Insider’s Guide to Asset Protection

The firm Kevin Wessell built in the past helped small business owners and others to form various kinds of businesses by filing all the necessary documents with the appropriate offices in each of the 50 states and several foreign countries. Now semi-retired and devoting most of his time to charitable activities, Kevin Wessell also built his reputation teaching audiences nationwide how to protect their assets from all manner of hazards, including creditors, tax collectors, frivolous lawsuits, and even the probate process.

In his book Insider’s Guide to Asset Protection, Kevin Wessell explains the many threats against which average Americans must defend their resources. For example, politicians never tire of expounding on how valuable and important small businesses are, and it’s a known fact that more Americans work for small businesses than for large corporations. No matter how good those businesses are, though, many find themselves involved in litigation sooner or later. If they aren’t incorporated and they lose a lawsuit, not only could the business go under, the owner of the business is also personally liable. Thus, if an unincorporated business worth $100,000 loses a $200,000 lawsuit, the owner is on the hook for the extra $100,000.

Of course, different circumstances call for different approaches to asset protection. When two or more people go into business together, it often makes more sense to establish legal protections by setting up a limited partnership instead of a corporation. Other approaches include the limited liability company (LLC) and the limited liability limited partnership, or LLLP.

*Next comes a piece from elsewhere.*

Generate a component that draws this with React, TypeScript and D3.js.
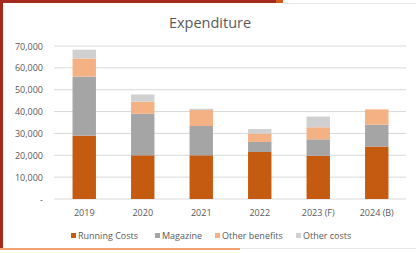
import React from "react";
import * as d3 from "d3";

const categories = ["2019", "2020", "2021", "2022", "2023 (F)", "2024 (B)"];
const seriesNames = ["Running Costs", "Magazine", "Other benefits", "Other costs"];
const runningCosts = [29000, 20000, 20000, 21500, 19800, 24000];
const magazine = [27000, 19000, 13400, 4600, 7500, 10000];
const otherBenefits = [8300, 5500, 7300, 3800, 5500, 7000];
const otherCosts = [4000, 3300, 600, 2100, 4900, 0];
const yTicks = [0, 10000, 20000, 30000, 40000, 50000, 60000, 70000];
const colors = ["#C55A11", "#A5A5A5", "#F4B183", "#D0D0D0"];

export default function App() {
  const W = 416, H = 253;
  const x = d3.scaleBand<string>().domain(categories).range([55, 406]).paddingInner(0.6).paddingOuter(0.3);
  const y = d3.scaleLinear().domain([0, 70000]).range([199, 46]);
  const rows = categories.map((c, i) => ({
    cat: c,
    "Running Costs": runningCosts[i],
    Magazine: magazine[i],
    "Other benefits": otherBenefits[i],
    "Other costs": otherCosts[i],
  }));
  const stacked = d3.stack<any>().keys(seriesNames)(rows);
  const fmt = d3.format(",");
  const font = "'Open Sans', 'Noto Sans', sans-serif";
  const legendX = [71, 155, 215, 296];
  return (
    <svg width={W} height={H} style={{ position: "absolute", left: 0, top: 0, background: "#fff" }} fontFamily={font}>
      <rect x={0} y={0} width={W} height={H} fill="#fff" />
      {/* frame */}
      <rect x={0} y={0} width={276} height={3} fill="#A52A1E" />
      <rect x={276} y={0} width={7} height={3} fill="#D35D1E" />
      <rect x={283} y={3} width={133} height={1} fill="#E6E6E6" />
      <rect x={0} y={0} width={3} height={250} fill="#A52A1E" />
      <rect x={0} y={248} width={240} height={2} fill="#F0A070" />
      <rect x={240} y={248} width={176} height={1} fill="#E6E6E6" />
      <text x={210} y={28} textAnchor="middle" fontSize={14.5} fill="#595959">Expenditure</text>
      {yTicks.map((t) => (
        <g key={t}>
          <line x1={54} x2={406} y1={y(t)} y2={y(t)} stroke="#D9D9D9" strokeWidth={1} />
          <text x={43} y={y(t) + 3.5} textAnchor="end" fontSize={9} fill="#595959">
            {t === 0 ? "-" : fmt(t)}
          </text>
        </g>
      ))}
      {stacked.map((s, si) => (
        <g key={s.key} fill={colors[si]}>
          {s.map((d, i) => (
            <rect
              key={i}
              x={x(categories[i])}
              width={x.bandwidth()}
              y={y(d[1])}
              height={Math.max(0, y(d[0]) - y(d[1]))}
            />
          ))}
        </g>
      ))}
      {categories.map((c) => (
        <text key={c} x={(x(c) as number) + x.bandwidth() / 2} y={216} textAnchor="middle" fontSize={9} fill="#595959">
          {c}
        </text>
      ))}
      {seriesNames.map((n, i) => (
        <g key={n}>
          <rect x={legendX[i]} y={233} width={5} height={5} fill={colors[i]} />
          <text x={legendX[i] + 7} y={238.5} fontSize={9} fill="#595959">{n}</text>
        </g>
      ))}
    </svg>
  );
}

In addition to protecting assets, these approaches can also generate significant tax savings, and can be structured to protect the assets of the affluent. According to Wessel, the late Sam Walton, founder of Wal-Mart Stores Inc., transferred the assets of his business into a closely held family corporation early in his career. In addition to protecting those assets on a daily basis, the move reportedly saved his estate nearly $10 billion in estate taxes when he died.